>> start Data section

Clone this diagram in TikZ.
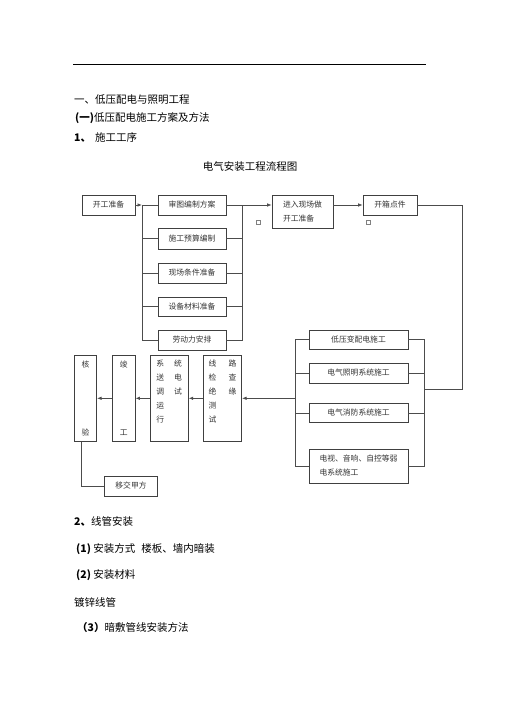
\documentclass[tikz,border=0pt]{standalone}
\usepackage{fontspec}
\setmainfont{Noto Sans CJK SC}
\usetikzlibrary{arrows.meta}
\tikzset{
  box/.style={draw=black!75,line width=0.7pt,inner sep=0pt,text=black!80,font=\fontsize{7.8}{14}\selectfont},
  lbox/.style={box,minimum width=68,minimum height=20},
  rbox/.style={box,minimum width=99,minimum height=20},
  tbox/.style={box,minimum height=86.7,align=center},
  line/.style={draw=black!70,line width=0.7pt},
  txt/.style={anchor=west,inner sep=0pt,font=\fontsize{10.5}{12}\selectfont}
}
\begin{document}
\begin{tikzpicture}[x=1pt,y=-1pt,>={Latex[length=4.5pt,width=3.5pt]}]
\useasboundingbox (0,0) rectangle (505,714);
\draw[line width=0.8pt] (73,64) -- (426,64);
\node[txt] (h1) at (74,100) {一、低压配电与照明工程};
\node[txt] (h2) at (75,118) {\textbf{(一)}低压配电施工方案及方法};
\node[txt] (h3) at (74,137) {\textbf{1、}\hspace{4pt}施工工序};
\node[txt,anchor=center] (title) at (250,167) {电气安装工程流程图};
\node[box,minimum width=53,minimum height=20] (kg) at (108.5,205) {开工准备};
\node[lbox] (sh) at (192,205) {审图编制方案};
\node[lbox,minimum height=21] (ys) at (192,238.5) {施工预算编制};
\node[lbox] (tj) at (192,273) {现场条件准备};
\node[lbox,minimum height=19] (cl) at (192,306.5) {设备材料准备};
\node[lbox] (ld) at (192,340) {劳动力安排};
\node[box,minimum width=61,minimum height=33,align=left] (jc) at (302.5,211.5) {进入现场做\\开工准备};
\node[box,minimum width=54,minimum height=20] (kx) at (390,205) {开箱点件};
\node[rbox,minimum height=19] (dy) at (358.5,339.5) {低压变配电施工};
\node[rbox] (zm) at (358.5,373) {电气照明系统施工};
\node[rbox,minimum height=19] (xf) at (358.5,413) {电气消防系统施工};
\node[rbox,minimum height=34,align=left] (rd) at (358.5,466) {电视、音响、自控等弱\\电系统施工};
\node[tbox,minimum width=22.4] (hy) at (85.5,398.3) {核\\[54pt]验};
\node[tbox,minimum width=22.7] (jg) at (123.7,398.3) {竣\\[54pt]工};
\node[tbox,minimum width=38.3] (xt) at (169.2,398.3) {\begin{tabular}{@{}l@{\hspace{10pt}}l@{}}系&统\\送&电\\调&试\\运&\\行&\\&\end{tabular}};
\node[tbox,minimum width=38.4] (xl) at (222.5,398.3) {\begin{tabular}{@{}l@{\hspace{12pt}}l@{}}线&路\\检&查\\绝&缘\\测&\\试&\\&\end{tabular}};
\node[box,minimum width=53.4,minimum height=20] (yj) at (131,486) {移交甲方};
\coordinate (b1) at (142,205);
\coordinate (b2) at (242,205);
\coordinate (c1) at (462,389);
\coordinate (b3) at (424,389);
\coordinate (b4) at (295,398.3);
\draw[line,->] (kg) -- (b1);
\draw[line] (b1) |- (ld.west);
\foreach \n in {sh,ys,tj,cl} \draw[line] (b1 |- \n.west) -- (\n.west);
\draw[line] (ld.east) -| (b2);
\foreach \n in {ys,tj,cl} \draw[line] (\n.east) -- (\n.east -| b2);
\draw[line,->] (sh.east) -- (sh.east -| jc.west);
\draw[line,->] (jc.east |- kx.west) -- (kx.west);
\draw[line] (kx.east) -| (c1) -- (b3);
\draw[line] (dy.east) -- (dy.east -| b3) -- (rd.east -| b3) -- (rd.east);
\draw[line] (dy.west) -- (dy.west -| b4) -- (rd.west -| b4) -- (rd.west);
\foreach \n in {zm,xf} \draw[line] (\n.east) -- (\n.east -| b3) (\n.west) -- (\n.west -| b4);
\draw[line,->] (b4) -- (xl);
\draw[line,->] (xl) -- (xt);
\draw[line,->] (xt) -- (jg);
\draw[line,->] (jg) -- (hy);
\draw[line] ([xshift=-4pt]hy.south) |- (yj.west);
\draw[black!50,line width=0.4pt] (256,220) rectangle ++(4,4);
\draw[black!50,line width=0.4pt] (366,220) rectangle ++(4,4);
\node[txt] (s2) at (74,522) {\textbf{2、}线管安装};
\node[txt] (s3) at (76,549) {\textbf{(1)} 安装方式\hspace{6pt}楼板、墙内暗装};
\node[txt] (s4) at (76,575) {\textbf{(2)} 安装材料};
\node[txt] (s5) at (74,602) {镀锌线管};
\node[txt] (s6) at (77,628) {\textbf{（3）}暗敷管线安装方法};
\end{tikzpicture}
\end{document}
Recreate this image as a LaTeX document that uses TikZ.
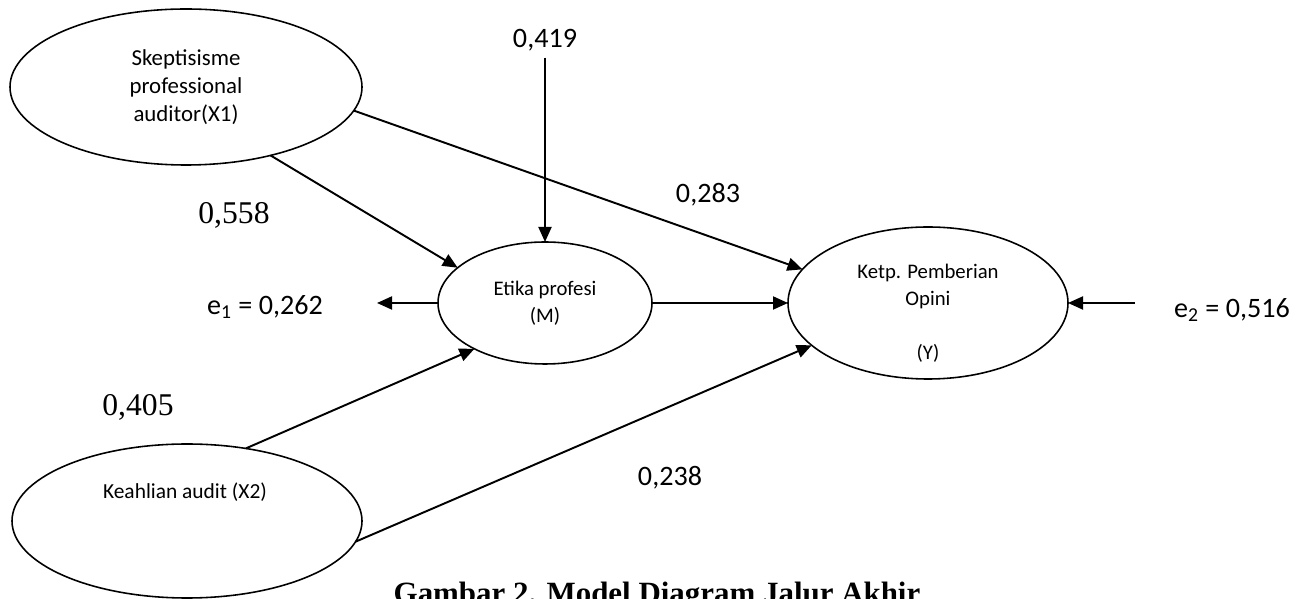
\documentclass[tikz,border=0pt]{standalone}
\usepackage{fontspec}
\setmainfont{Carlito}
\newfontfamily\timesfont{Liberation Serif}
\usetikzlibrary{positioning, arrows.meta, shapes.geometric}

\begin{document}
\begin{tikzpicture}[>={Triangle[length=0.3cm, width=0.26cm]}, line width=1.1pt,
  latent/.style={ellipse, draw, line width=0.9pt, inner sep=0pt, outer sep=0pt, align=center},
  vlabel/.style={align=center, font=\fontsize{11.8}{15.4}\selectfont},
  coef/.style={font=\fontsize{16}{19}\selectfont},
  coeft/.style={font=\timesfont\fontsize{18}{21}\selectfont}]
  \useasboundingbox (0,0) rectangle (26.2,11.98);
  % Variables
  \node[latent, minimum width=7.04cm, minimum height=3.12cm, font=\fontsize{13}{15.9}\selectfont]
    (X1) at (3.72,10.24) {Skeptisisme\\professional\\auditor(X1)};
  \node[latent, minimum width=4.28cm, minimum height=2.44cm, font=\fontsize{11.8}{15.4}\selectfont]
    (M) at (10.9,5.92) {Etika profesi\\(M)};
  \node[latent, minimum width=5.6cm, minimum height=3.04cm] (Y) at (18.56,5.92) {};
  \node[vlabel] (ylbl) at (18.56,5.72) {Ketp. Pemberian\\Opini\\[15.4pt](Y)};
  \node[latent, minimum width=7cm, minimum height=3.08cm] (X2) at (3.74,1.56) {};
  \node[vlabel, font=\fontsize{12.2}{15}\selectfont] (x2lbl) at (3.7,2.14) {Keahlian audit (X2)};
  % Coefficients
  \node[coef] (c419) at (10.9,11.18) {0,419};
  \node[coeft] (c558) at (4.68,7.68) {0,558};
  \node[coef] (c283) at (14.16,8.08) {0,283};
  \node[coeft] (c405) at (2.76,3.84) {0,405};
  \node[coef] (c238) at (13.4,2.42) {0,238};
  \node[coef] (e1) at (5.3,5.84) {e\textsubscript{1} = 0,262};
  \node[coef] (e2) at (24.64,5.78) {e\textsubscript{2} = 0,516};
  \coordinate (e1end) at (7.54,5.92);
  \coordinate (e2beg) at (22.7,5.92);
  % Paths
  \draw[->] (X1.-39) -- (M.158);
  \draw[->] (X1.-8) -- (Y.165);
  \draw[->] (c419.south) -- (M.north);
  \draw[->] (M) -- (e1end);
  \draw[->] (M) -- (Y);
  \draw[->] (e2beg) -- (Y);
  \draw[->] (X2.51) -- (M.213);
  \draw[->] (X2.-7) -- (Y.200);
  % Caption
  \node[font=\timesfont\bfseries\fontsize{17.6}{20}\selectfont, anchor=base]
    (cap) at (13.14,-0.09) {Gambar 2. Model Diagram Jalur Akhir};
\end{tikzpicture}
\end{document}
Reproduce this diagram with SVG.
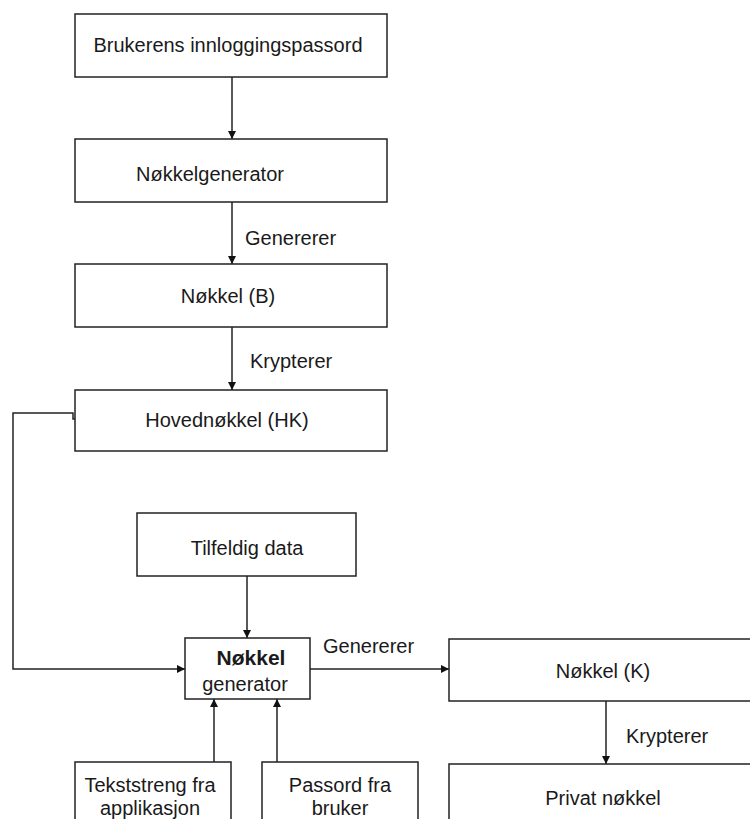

>> end Data section

Find the word "this" in the data and show each line that holds it.

:: Reply ::
Clone this diagram in TikZ.
Recreate this image as a LaTeX document that uses TikZ.
Reproduce this diagram with SVG.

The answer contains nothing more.